By Sue Lloyd, Fellow and Board member of Faculty of Public Health
During the past year the Faculty of Public Health (FPH) has been celebrating the contribution of women to medicine and health alongside the Royal College of Physicians. As a woman working in this field it’s been a joy to hear the stories of women’s lives and their work to improve the lives of others, despite the challenges, or maybe because of the challenges, that they faced.
It’s not an accident that woman have been active throughout human history in improving the lot of us all; it’s part of our DNA. Women have always been active as carers whether in an official capacity or not, this being subject to the whims of the cultural orthodoxy of the time. We’re fortunate to have seen great contributions from the likes of Kitty Wilkinson, the Liverpool ‘Saint of the Slums’ who in the 1832 Cholera epidemic offered her boiler to slum families so that they could wash clothes (this killed the bacteria); Josephine Butler who campaigned to end child prostitution; and Anne Bieznak, who opened the first Catholic contraceptive clinic, after she had personal experience of eleven pregnancies by the age of 34 years. These are just a few examples, of many.
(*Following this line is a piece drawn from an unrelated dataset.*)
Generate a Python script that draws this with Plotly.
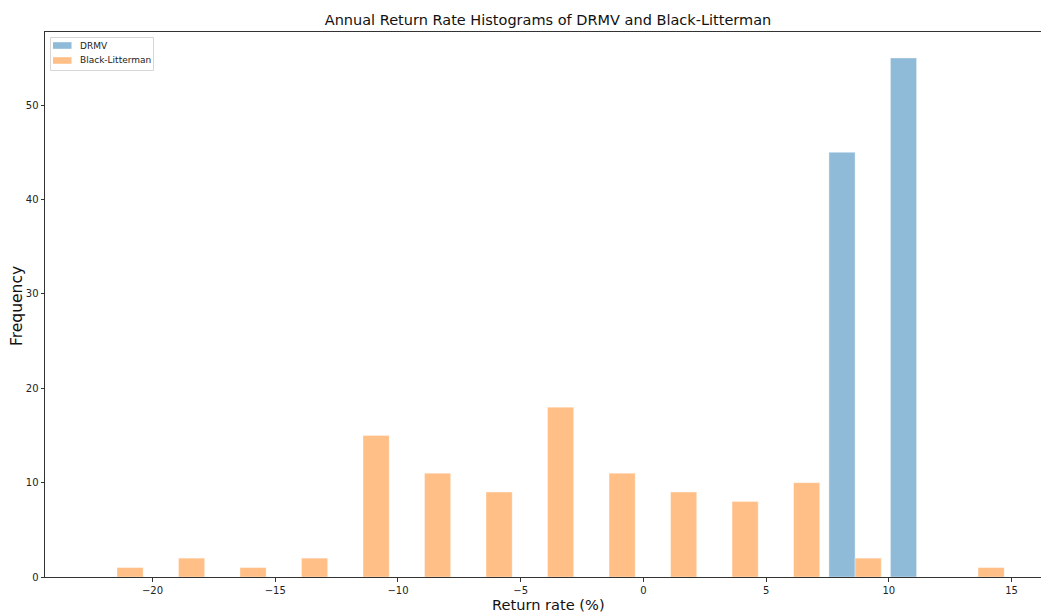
import plotly.graph_objects as go

# Histogram bins shared by both series (15 equal-width bins)
bin_start = -22.70
bin_width = 2.506
n_bins = 15

# Counts per bin
drmv_counts = [0, 0, 0, 0, 0, 0, 0, 0, 0, 0, 0, 0, 45, 55, 0]
bl_counts = [1, 2, 1, 2, 15, 11, 9, 18, 11, 9, 8, 10, 2, 0, 1]

series_names = ["DRMV", "Black-Litterman"]
series_colors = ["rgba(31,119,180,0.5)", "rgba(255,127,14,0.5)"]

x_ticks = [-20, -15, -10, -5, 0, 5, 10, 15]
y_ticks = [0, 10, 20, 30, 40, 50]

rwidth = 0.85
bin_centers = [bin_start + bin_width * (i + 0.5) for i in range(n_bins)]
bar_w = rwidth * bin_width / 2

W, H = 1041, 612
L, R, T, B = 45, 0, 32, 35
PW, PH = W - L - R, H - T - B


def px_x(px):
    return (px - L) / PW


def px_y(py):
    return (H - B - py) / PH


fig = go.Figure()
for k, (name, counts, color) in enumerate(zip(series_names, [drmv_counts, bl_counts], series_colors)):
    offset = -bar_w if k == 0 else 0.0
    fig.add_trace(go.Bar(
        x=bin_centers, y=counts, name=name,
        width=bar_w, offset=offset,
        marker=dict(color=color, line=dict(color="rgba(255,255,255,0.6)", width=0.6)),
    ))


def minus(v):
    return str(v).replace("-", "\u2212")


# Compact legend box in the upper-left corner
shapes = [dict(type="rect", xref="paper", yref="paper",
               x0=px_x(50.5), x1=px_x(153.5), y0=px_y(37.5), y1=px_y(70.5),
               line=dict(color="#d6d6d6", width=1), fillcolor="rgba(255,255,255,0.8)", layer="above")]
annotations = []
for i, (name, color) in enumerate(zip(series_names, series_colors)):
    cy = 45.5 + 15 * i
    shapes.append(dict(type="rect", xref="paper", yref="paper",
                       x0=px_x(53), x1=px_x(71.5), y0=px_y(cy - 3.3), y1=px_y(cy + 3.3),
                       line=dict(width=0), fillcolor=color, layer="above"))
    annotations.append(dict(text=name, xref="paper", yref="paper", x=px_x(78), y=px_y(cy),
                            xanchor="left", yanchor="middle", showarrow=False,
                            font=dict(size=9, color="#222")))

# Axis labels centred on the full axes box
annotations.append(dict(text="Return rate (%)", xref="paper", yref="paper",
                        x=px_x(548), y=px_y(604), xanchor="center", yanchor="middle",
                        showarrow=False, font=dict(size=14.6, color="#111")))
annotations.append(dict(text="Frequency", xref="paper", yref="paper",
                        x=px_x(17), y=px_y(306), xanchor="center", yanchor="middle",
                        textangle=-90, showarrow=False, font=dict(size=15.5, color="#111")))

fig.update_layout(
    width=W, height=H,
    margin=dict(l=L, r=R, t=T, b=B),
    paper_bgcolor="white", plot_bgcolor="white",
    barmode="overlay",
    font=dict(family="DejaVu Sans", color="#222"),
    title=dict(text="Annual Return Rate Histograms of DRMV and Black-Litterman",
               x=548 / W, xanchor="center", y=1 - 20 / H, yanchor="middle",
               font=dict(size=14.5, color="#111")),
    showlegend=False,
    shapes=shapes,
    annotations=annotations,
    xaxis=dict(range=[-24.38, 16.2], tickvals=x_ticks, ticktext=[minus(v) for v in x_ticks],
               showgrid=False, zeroline=False, showline=True, linecolor="#333", linewidth=1,
               mirror=True, ticks="outside", ticklen=3.5, tickcolor="#333",
               tickfont=dict(size=10, color="#222")),
    yaxis=dict(range=[0, 57.75], tickvals=y_ticks, ticktext=[str(v) for v in y_ticks],
               showgrid=False, zeroline=False, showline=True, linecolor="#333", linewidth=1,
               ticks="outside", ticklen=3.5, tickcolor="#333",
               tickfont=dict(size=10, color="#222")),
)

fig.write_html("out.html")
Public health historian Virginia Berridge of the London School Hygiene and Tropical Medicine, said: “Women have played a significant role in public health in the past – just think of the work of the Ladies Sanitary Associations in the nineteenth century which were one of the first ways in which women were visible in public life. We must use knowledge of that past history in planning for the future of public health.”
Today, we are joyfully celebrating International Women’s Day. FPH is proud that from its establishment in 1972 women and men have always been equally active partners.
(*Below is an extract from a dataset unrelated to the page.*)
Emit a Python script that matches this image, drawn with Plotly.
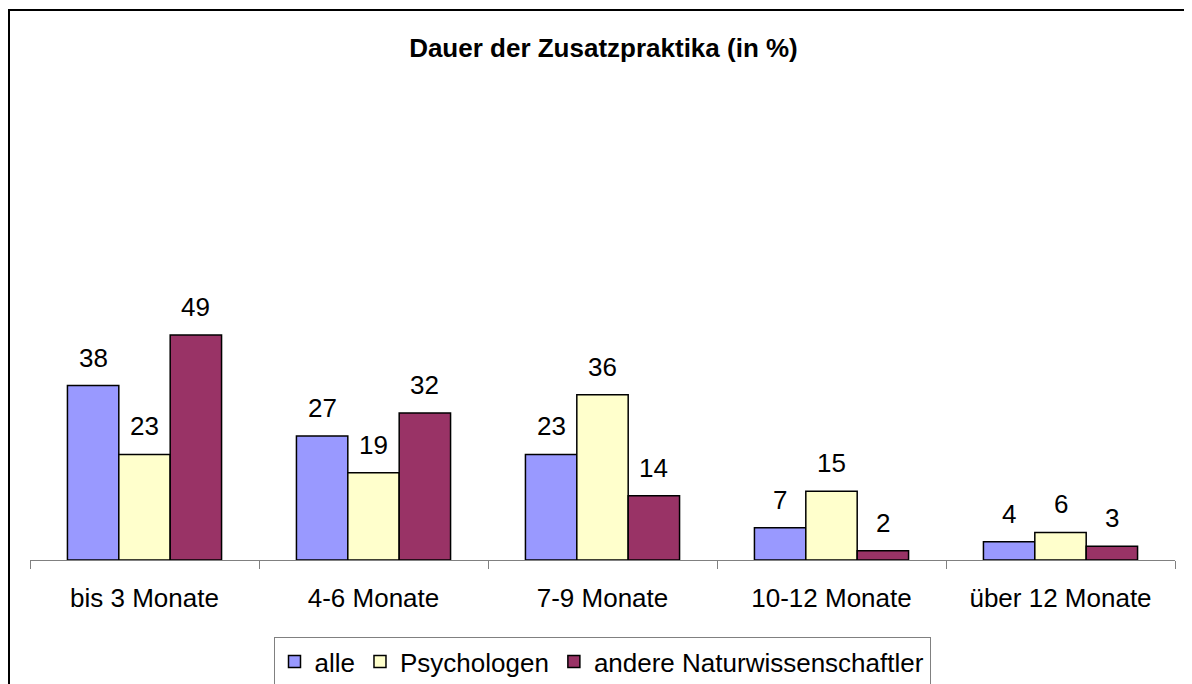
import plotly.graph_objects as go

categories = ["bis 3 Monate", "4-6 Monate", "7-9 Monate", "10-12 Monate", "über 12 Monate"]
series_names = ["alle", "Psychologen", "andere Naturwissenschaftler"]
alle = [38, 27, 23, 7, 4]
psychologen = [23, 19, 36, 15, 6]
andere = [49, 32, 14, 2, 3]
colors = ["#9999FF", "#FFFFCC", "#993366"]

OFF = 8  # default page margin of the html body
W, H = 1192 - OFF, 684 - OFF
ml, mt = 30 - OFF, 101 - OFF
plot_w = 1145
plot_h = 459
mr = W - ml - plot_w
mb = H - mt - plot_h
bargap = 0.327
bar_px = plot_w / len(categories) * (1 - bargap) / 3
FONT = "Liberation Sans, Arial, sans-serif"

fig = go.Figure()
all_series = [alle, psychologen, andere]
for name, vals, col in zip(series_names, all_series, colors):
    fig.add_trace(go.Bar(
        x=categories, y=vals, name=name,
        marker=dict(color=col, line=dict(color="black", width=1.5)),
    ))

annotations = []
for i, vals in enumerate(all_series):
    for c, v in zip(categories, vals):
        annotations.append(dict(
            x=c, y=v, xref="x", yref="y", text=str(v), showarrow=False,
            yanchor="bottom", xanchor="center", yshift=11,
            xshift=(i - 1) * bar_px,
            font=dict(family=FONT, size=26, color="black"),
        ))

def px_x(px):
    return (px - OFF - ml) / plot_w

def px_y(py):
    return (mt + plot_h - (py - OFF)) / plot_h

fig.update_layout(
    width=W, height=H,
    margin=dict(l=ml, r=mr, t=mt, b=mb, autoexpand=False),
    paper_bgcolor="white", plot_bgcolor="white",
    barmode="group", bargap=bargap, bargroupgap=0,
    font=dict(family=FONT, size=26, color="black"),
    title=dict(text="<b>Dauer der Zusatzpraktika (in %)</b>", x=(601 - OFF) / W,
               xanchor="center", xref="paper",
               y=1 - (48 - OFF) / H, yanchor="middle",
               font=dict(family=FONT, size=26, color="black")),
    xaxis=dict(showline=True, linecolor="#808080", linewidth=1,
               ticks="outside", tickson="boundaries", ticklen=8, tickcolor="#808080",
               tickfont=dict(size=26), ticklabelstandoff=15, showgrid=False),
    yaxis=dict(range=[0, 100], visible=False, showgrid=False, zeroline=False),
    showlegend=True,
    legend=dict(orientation="h", x=px_x(602), xanchor="center",
                y=px_y(637), yanchor="top",
                bordercolor="#808080", borderwidth=1, bgcolor="white",
                font=dict(size=26), itemwidth=30, tracegroupgap=0),
    annotations=annotations,
    shapes=[dict(type="rect", xref="paper", yref="paper",
                 x0=px_x(9), x1=px_x(1192 + 20),
                 y0=px_y(684 + 20), y1=px_y(10),
                 line=dict(color="black", width=2), fillcolor="rgba(0,0,0,0)", layer="below")],
)

fig.write_html("out.html")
Many of the institutional challenges that FPH’s founders overcame have been removed. Rosemary Rue (President 1986-1989) was expelled from her medical degree when she married and was later sacked from her first job when it was discovered that she had a husband and child. Rosemary pushed against the cultural norms of her time as a woman to improve housing, water supplies and immunisation in Oxfordshire, where she was Chief Medical Officer.
It’s fortunate that these barriers are now somewhat diminished, but as public health professionals we are always vigilant that these barriers don’t transform into something else, something with a different name. We see echos of this in the #MeToo campaign.
As we move forward into a new era where women and men are contributing equally to health and social care we want to celebrate what has gone before and to hope for a truly integrated future.
We look forward to seeing health in all policies and the radical prevention approach integrated into new ways of working.
Dr Catherine Calderwood, Chief Medical Officer, Scotland, celebrates this future with the following words: “Despite the social and cultural obstacles facing women, evidence from across the centuries clearly shows them at the forefront of delivering practical solutions to past public health issues. Although attitudes to women providing healthcare have changed, I am sure that we will continue to make the same positive contribution to drive forward improvements in public health in the future.”